Richard Rahn of the Institute for Global Economic Growth said he believes Hillary changed her tune on fracking in part to appease the sheikhs in the gulf.
“The Clinton’s always do everything in a calculated manner. ‘Ok, I go after fracking, why not go ahead and make my environmental friends happy, but at the same time reap the benefits from foreign source income by making my Sheikh’s happy,’” he told TheDCNF.
Dr. Steven J. Allen, vice president of the Capital Research Center, which monitors dark money flows to advocacy groups, agreed.
“Why would she take a position on fracking that would alienate people in places like Pennsylvania after it’s not plausible that Bernie could get the nomination,” Allen asked.
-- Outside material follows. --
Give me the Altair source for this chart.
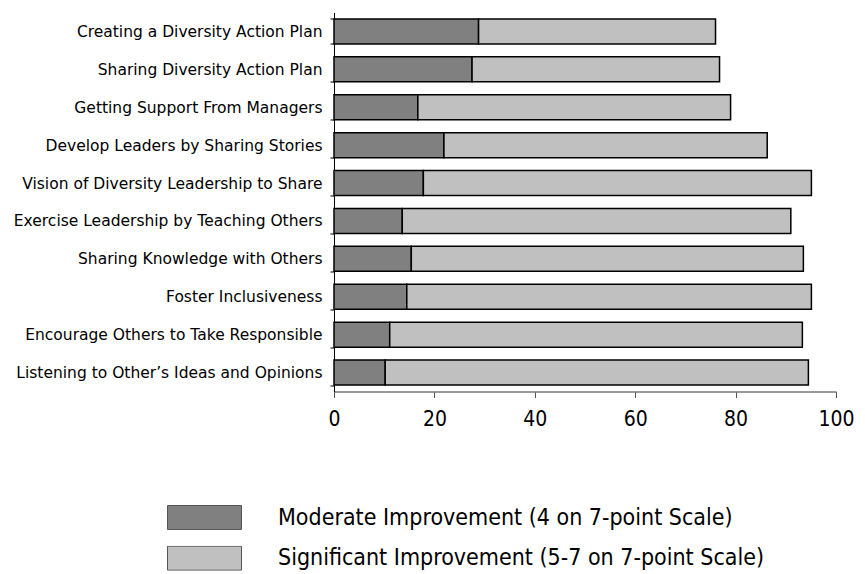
import altair as alt
import pandas as pd

categories = [
    "Creating a Diversity Action Plan",
    "Sharing Diversity Action Plan",
    "Getting Support From Managers",
    "Develop Leaders by Sharing Stories",
    "Vision of Diversity Leadership to Share",
    "Exercise Leadership by Teaching Others",
    "Sharing Knowledge with Others",
    "Foster Inclusiveness",
    "Encourage Others to Take Responsible",
    "Listening to Other\u2019s Ideas and Opinions",
]
moderate = [28.8, 27.5, 16.7, 21.9, 17.8, 13.6, 15.4, 14.5, 11.1, 10.2]
significant = [47.2, 49.3, 62.3, 64.4, 77.3, 77.4, 78.1, 80.6, 82.2, 84.3]
series = ["Moderate Improvement (4 on 7-point Scale)",
          "Significant Improvement (5-7 on 7-point Scale)"]
colors = ["#808080", "#c0c0c0"]
x_ticks = [0, 20, 40, 60, 80, 100]

rows = []
for c, m, s in zip(categories, moderate, significant):
    rows.append({"cat": c, "series": series[0], "value": m, "ord": 0})
    rows.append({"cat": c, "series": series[1], "value": s, "ord": 1})
df = pd.DataFrame(rows)

cond_font = "DejaVu Sans Condensed, Liberation Sans, sans-serif"

chart = alt.Chart(df).mark_bar(stroke="black", strokeWidth=1.5).encode(
    y=alt.Y("cat:N", sort=categories, title=None,
            scale=alt.Scale(paddingInner=0.34, paddingOuter=0.17),
            axis=alt.Axis(labelFont="DejaVu Sans", labelFontSize=15.5,
                          labelColor="black", tickBand="extent",
                          tickSize=4, tickColor="black", domainColor="black",
                          labelPadding=8, labelLimit=400, grid=False)),
    x=alt.X("value:Q", stack="zero", title=None,
            scale=alt.Scale(domain=[0, 100], nice=False),
            axis=alt.Axis(values=x_ticks, labelFont=cond_font, labelFontSize=21,
                          labelColor="black", tickSize=6, tickColor="#555555",
                          domainColor="#777777", domainWidth=1.5,
                          labelFlush=False, labelOverlap=False,
                          labelPadding=11, grid=False)),
    color=alt.Color("series:N", scale=alt.Scale(domain=series, range=colors),
                    legend=alt.Legend(
                        title=None, orient="none", legendX=-167, legendY=492.5,
                        direction="vertical", padding=0,
                        symbolType="M-1,-0.324 h2 v0.648 h-2 Z", symbolSize=5476,
                        symbolStrokeColor="#555555", symbolStrokeWidth=1,
                        symbolOpacity=1, clipHeight=25,
                        labelFont=cond_font, labelFontSize=23, labelColor="black",
                        labelOffset=36, rowPadding=15.7, labelLimit=700)),
    order=alt.Order("ord:Q"),
).properties(
    width=502, height=379,
    autosize=alt.AutoSizeParams(type="none"),
    padding={"left": 326, "top": 4.5, "right": 20, "bottom": 186},
).configure_view(stroke=None)

chart.save("out.html", embed_options={"renderer": "svg", "actions": False})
“The oil states in the Middle East would be interested in our not attaining energy independence. So fracking would be something they would be against and would be quite happy with her reversal,” he said.
MSNBC host Rachel Maddow asked Clinton on March if she should shut down the Clinton Foundation. “Is there a case to be made, an ethical case to be made that the Clinton Foundation and the global initiative should essentially be wound down as a family foundation while you run for president,” she asked the Democratic candidate. “I think it is not unreasonable to suspect that people may give donations to The Clinton Foundation hoping that they will favorably influence your opinion toward them, as a presidential candidate, or eventually as president if you’re elected.”
Clinton sidestepped the question.
The Clinton campaign did not reply to an email request for comment from TheDCNF on its relationship with Persian Gulf leaders.